The $450 million from this Series A funds both engineering tracks simultaneously.
The Commercial Roadmap to 2035
Inertia has published a phased commercialization roadmap built around three milestones.
- The first milestone is Thunderwall development and demonstration, proving that the laser system can achieve the required power and repetition rate in a controlled environment. This work begins immediately with the Series A capital.
- The second milestone is construction of a fusion pilot plant, which Inertia has indicated is targeted to begin in 2030. The pilot plant will not deliver power at commercial scale, but it will prove the full integrated system, laser, target manufacturing, reactor chamber, and heat‑to‑electricity conversion, in an operational configuration.
- The third milestone is the first gigawatt utility‑scale fusion power plant delivering electricity to the grid, targeting the mid‑2030s.
Lawson's statement at the announcement was characteristically direct: "Our plan is clear. Build on proven science to develop the technology and supply chain required to deliver the world's highest average power laser, the first fusion target assembly plant, and the first gigawatt utility‑scale fusion power plant to the grid. Inertia is building the team, partnerships, and capabilities to make this real within the next decade."
Why This Raise Signals Something Larger Than One Startup
The timing of Inertia's $450 million raise is not coincidental. Energy has become the most critical infrastructure constraint in the AI economy. Hyperscalers are projected to spend $650 billion on AI infrastructure in 2026, and a growing fraction of that spend is directed at power: securing energy supply agreements, investing in nuclear facilities, and in some cases building dedicated power generation assets specifically to run AI data centers.

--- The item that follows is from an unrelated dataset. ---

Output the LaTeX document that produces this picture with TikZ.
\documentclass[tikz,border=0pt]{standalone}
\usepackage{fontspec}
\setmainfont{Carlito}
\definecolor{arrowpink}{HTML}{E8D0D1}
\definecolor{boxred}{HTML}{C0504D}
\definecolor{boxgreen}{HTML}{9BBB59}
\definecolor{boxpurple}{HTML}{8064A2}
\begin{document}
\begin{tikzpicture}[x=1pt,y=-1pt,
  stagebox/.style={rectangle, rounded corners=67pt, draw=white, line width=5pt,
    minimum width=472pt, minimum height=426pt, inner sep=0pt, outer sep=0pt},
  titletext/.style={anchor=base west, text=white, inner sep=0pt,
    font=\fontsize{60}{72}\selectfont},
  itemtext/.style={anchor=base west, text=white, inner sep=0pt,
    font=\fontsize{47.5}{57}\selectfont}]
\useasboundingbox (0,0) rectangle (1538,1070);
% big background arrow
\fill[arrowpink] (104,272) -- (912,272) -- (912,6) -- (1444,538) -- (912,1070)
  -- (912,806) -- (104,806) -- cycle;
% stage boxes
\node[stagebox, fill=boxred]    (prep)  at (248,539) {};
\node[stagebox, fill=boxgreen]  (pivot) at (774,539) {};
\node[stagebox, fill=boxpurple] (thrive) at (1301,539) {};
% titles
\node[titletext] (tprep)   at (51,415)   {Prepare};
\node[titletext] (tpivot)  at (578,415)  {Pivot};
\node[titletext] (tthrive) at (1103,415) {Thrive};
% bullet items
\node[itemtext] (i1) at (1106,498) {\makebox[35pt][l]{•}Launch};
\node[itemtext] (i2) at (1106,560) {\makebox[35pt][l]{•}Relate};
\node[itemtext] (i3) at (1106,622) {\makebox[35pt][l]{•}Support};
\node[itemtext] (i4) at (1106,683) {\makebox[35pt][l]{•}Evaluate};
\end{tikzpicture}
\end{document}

Against this backdrop, fusion is not just a climate story anymore. It is an AI infrastructure story. A fusion power plant producing gigawatts of clean, continuous electricity with no fuel supply constraints and no carbon output addresses the most urgent bottleneck in the global AI buildout simultaneously with the most urgent challenge in the global energy transition.
Key considerations that frame why institutional investors are backing fusion now in ways they were not previously include:
- The NIF's breakeven result has been replicated multiple times since the December 2022 landmark, with target gain increasing with each successive experiment. The science is no longer speculative.

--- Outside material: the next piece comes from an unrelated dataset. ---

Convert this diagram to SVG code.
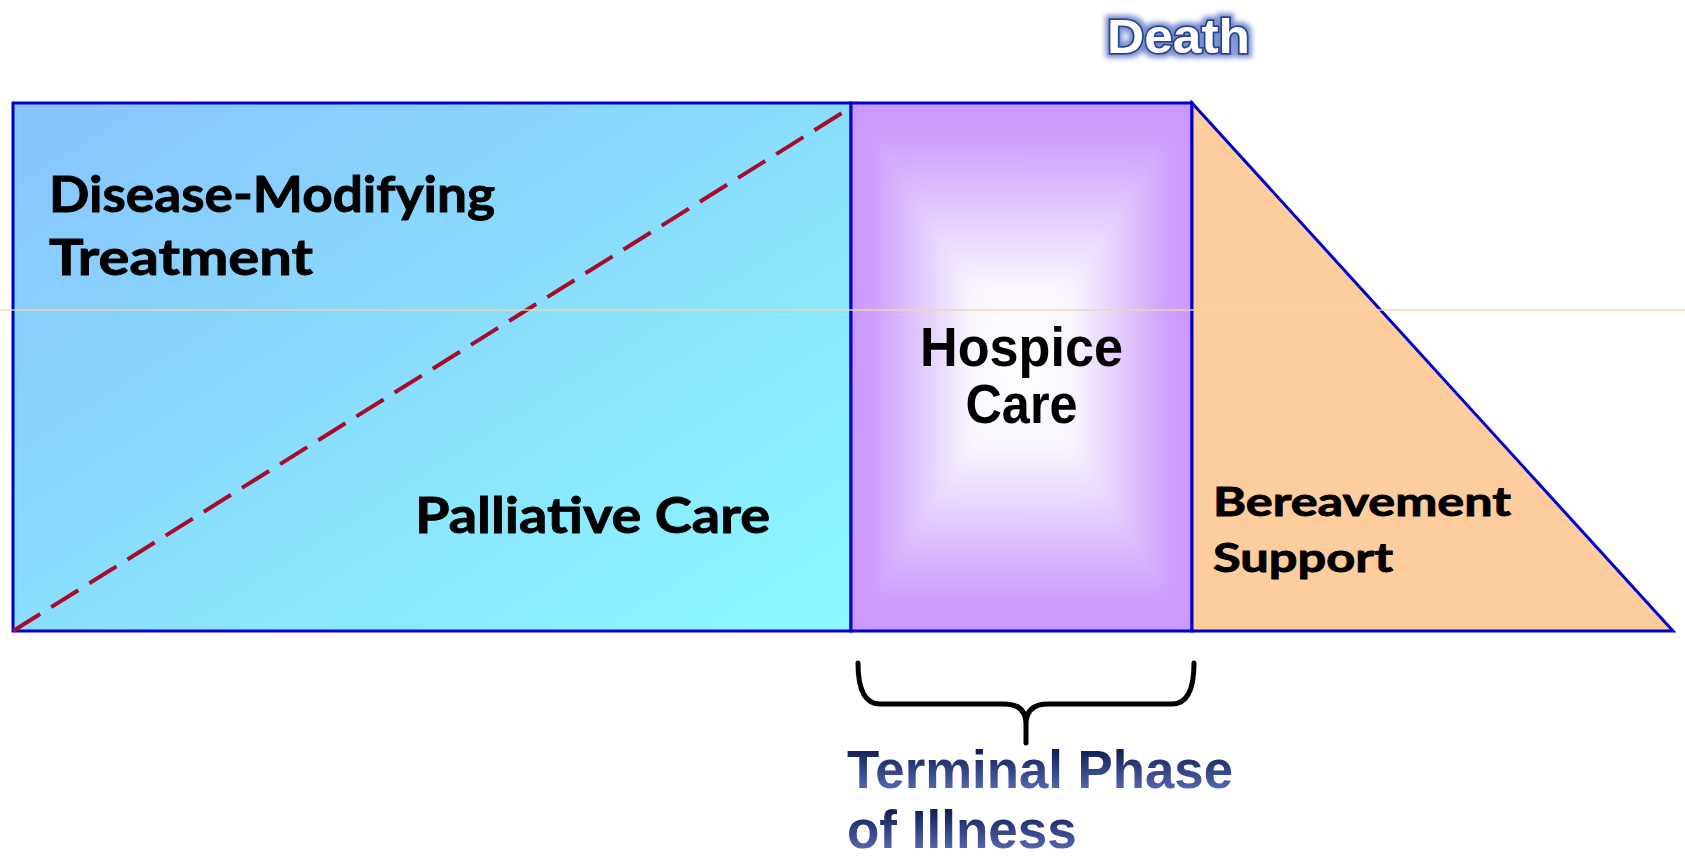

- The global fusion startup ecosystem raised approximately $6 billion in 2024, a record that reflected growing institutional acceptance that commercial fusion is a tractable engineering problem rather than an endless research project.
- The AI energy demand crisis is creating customers for fusion power before the technology is commercial, as major technology companies sign long‑term power purchase agreements and invest directly in clean energy infrastructure.

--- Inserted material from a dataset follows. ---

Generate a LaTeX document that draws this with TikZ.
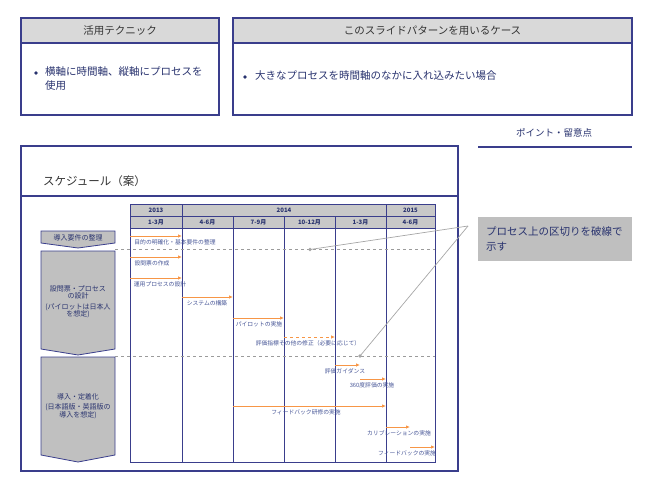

- Bessemer's participation is particularly significant as the firm's first direct fusion investment after decades of watching the market. Bessemer does not make this category of first investment without extensive diligence, which their partner's statement about seeing a "clear roadmap" reflects.
For founders and investors tracking the intersection of climate technology and AI infrastructure, Inertia's $450 million raise is one of the clearest signals yet that the boundary between those two categories is dissolving. Energy, computation, and climate are no longer separate investment theses. They are a single infrastructure challenge, and the startups addressing all three dimensions simultaneously are attracting the largest and most sophisticated capital in the current market.